Transcribe the whole listing without a single picture.

>> BEGIN

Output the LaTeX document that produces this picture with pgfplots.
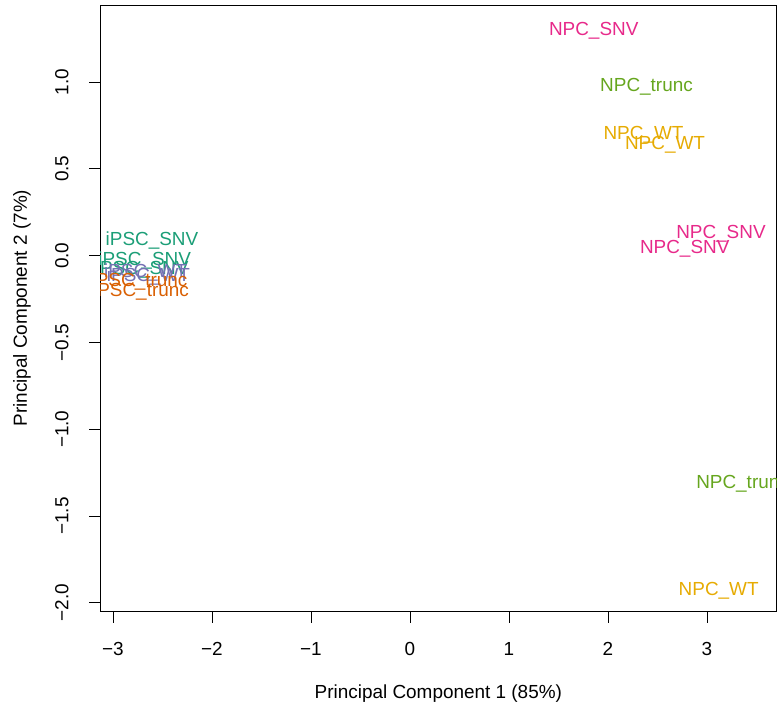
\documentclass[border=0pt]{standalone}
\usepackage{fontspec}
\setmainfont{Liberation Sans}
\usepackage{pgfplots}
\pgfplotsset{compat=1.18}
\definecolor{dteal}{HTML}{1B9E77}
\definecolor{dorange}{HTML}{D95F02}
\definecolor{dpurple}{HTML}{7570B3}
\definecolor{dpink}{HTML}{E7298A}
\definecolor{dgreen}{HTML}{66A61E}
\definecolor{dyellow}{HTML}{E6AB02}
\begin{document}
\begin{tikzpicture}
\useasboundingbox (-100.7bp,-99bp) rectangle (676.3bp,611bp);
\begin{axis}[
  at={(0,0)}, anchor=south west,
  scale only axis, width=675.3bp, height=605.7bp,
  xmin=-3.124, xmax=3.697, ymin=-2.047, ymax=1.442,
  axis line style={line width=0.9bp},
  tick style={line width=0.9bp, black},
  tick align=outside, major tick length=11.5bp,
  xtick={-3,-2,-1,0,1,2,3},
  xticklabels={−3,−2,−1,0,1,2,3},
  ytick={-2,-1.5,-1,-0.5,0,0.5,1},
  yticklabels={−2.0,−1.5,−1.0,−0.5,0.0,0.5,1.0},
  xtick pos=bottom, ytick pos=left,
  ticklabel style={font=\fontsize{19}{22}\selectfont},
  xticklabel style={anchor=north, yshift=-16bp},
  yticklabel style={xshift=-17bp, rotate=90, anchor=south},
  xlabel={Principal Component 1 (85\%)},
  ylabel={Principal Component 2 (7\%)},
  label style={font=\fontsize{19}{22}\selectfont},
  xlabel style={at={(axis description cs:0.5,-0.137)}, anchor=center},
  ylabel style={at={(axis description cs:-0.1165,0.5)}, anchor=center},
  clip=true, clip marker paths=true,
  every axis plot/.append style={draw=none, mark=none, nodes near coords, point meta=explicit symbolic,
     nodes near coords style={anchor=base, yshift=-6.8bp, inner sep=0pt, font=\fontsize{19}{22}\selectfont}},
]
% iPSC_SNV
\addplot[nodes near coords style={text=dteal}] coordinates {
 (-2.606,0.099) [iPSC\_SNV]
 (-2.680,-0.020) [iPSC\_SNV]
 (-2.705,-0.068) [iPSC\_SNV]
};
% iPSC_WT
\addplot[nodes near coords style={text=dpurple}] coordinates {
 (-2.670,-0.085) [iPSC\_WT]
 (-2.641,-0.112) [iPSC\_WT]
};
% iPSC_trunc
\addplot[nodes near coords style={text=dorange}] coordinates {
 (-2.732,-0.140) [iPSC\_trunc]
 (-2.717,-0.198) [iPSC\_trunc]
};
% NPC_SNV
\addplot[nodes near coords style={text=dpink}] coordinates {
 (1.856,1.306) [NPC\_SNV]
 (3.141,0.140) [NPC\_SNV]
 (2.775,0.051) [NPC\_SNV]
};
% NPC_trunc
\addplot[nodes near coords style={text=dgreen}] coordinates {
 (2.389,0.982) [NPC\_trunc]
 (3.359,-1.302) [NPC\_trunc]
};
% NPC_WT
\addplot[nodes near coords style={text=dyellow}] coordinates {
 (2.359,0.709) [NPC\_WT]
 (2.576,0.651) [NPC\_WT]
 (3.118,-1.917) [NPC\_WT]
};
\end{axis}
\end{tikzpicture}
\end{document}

>> END

ANSWER>
Output the LaTeX document that produces this picture with pgfplots.
\documentclass[border=0pt]{standalone}
\usepackage{fontspec}
\setmainfont{Liberation Sans}
\usepackage{pgfplots}
\pgfplotsset{compat=1.18}
\definecolor{dteal}{HTML}{1B9E77}
\definecolor{dorange}{HTML}{D95F02}
\definecolor{dpurple}{HTML}{7570B3}
\definecolor{dpink}{HTML}{E7298A}
\definecolor{dgreen}{HTML}{66A61E}
\definecolor{dyellow}{HTML}{E6AB02}
\begin{document}
\begin{tikzpicture}
\useasboundingbox (-100.7bp,-99bp) rectangle (676.3bp,611bp);
\begin{axis}[
  at={(0,0)}, anchor=south west,
  scale only axis, width=675.3bp, height=605.7bp,
  xmin=-3.124, xmax=3.697, ymin=-2.047, ymax=1.442,
  axis line style={line width=0.9bp},
  tick style={line width=0.9bp, black},
  tick align=outside, major tick length=11.5bp,
  xtick={-3,-2,-1,0,1,2,3},
  xticklabels={−3,−2,−1,0,1,2,3},
  ytick={-2,-1.5,-1,-0.5,0,0.5,1},
  yticklabels={−2.0,−1.5,−1.0,−0.5,0.0,0.5,1.0},
  xtick pos=bottom, ytick pos=left,
  ticklabel style={font=\fontsize{19}{22}\selectfont},
  xticklabel style={anchor=north, yshift=-16bp},
  yticklabel style={xshift=-17bp, rotate=90, anchor=south},
  xlabel={Principal Component 1 (85\%)},
  ylabel={Principal Component 2 (7\%)},
  label style={font=\fontsize{19}{22}\selectfont},
  xlabel style={at={(axis description cs:0.5,-0.137)}, anchor=center},
  ylabel style={at={(axis description cs:-0.1165,0.5)}, anchor=center},
  clip=true, clip marker paths=true,
  every axis plot/.append style={draw=none, mark=none, nodes near coords, point meta=explicit symbolic,
     nodes near coords style={anchor=base, yshift=-6.8bp, inner sep=0pt, font=\fontsize{19}{22}\selectfont}},
]
% iPSC_SNV
\addplot[nodes near coords style={text=dteal}] coordinates {
 (-2.606,0.099) [iPSC\_SNV]
 (-2.680,-0.020) [iPSC\_SNV]
 (-2.705,-0.068) [iPSC\_SNV]
};
% iPSC_WT
\addplot[nodes near coords style={text=dpurple}] coordinates {
 (-2.670,-0.085) [iPSC\_WT]
 (-2.641,-0.112) [iPSC\_WT]
};
% iPSC_trunc
\addplot[nodes near coords style={text=dorange}] coordinates {
 (-2.732,-0.140) [iPSC\_trunc]
 (-2.717,-0.198) [iPSC\_trunc]
};
% NPC_SNV
\addplot[nodes near coords style={text=dpink}] coordinates {
 (1.856,1.306) [NPC\_SNV]
 (3.141,0.140) [NPC\_SNV]
 (2.775,0.051) [NPC\_SNV]
};
% NPC_trunc
\addplot[nodes near coords style={text=dgreen}] coordinates {
 (2.389,0.982) [NPC\_trunc]
 (3.359,-1.302) [NPC\_trunc]
};
% NPC_WT
\addplot[nodes near coords style={text=dyellow}] coordinates {
 (2.359,0.709) [NPC\_WT]
 (2.576,0.651) [NPC\_WT]
 (3.118,-1.917) [NPC\_WT]
};
\end{axis}
\end{tikzpicture}
\end{document}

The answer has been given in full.